The complexity of interventions to create jobs requires close collaboration among scientists, stakeholders, and practitioners, since the impact is closely related to how research is organized and the intervention is implemented (Taverdet-Popiolek, 2022). In this regard, researchers scarcely provide information about the process evaluation. Process evaluations focus on how a program is implemented and operates, assessing whether it conforms to its original design and documenting barriers on its development and operation. Evidence from process evaluations can complement impact evaluation results and provide a more complete picture of program performance, shedding light on how processes are functioning such as risks and barriers to accomplish the planning. This is particularly important in building the sample: While project beneficiaries can be held accountable to respond to the survey, response rates are likely to be lower among non-beneficiaries. Increasing response rates among non-beneficiaries will involve creating sufficient incentives for them to participate in the baseline and ex-post surveys.

Future Research

We propose the following research questions to be addressed in future studies more deeply in order to get more robust results to better answer the challenging question of how to create more jobs:

  • Do researchers report more transparently the results of the experiments (such as randomization of participants, matching technique, effect size, power analysis, confidence intervals, time effects, budget allocation)?

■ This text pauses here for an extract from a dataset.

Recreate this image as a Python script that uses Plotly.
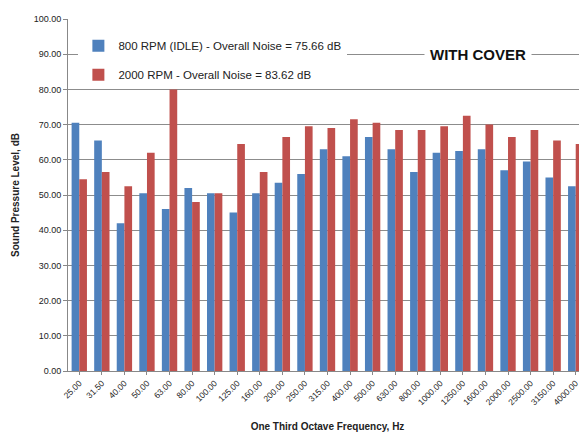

  • Do researchers and practitioners work cooperatively to design the research, monitor the implementation of the intervention, and do the process evaluation?

  • Are the effects of matching grants consistent across business sizes, business ages, entrepreneurs ages, gender, sectors, urban vs. rural business location, peaceful and stable vs. fragile and conflict environments, technology usage, and number of business partners and diverse business network?

  • Are the samples and the budget allocation clearly defined for each research question and intervention?

  • Are the counterfactual and spillover effects sufficiently evaluated?

  • Is there any potential nonlinearity of policy impact on job creation?

All these research questions could reduce the inefficiency of policies in order to boost the expected outcomes in job creation.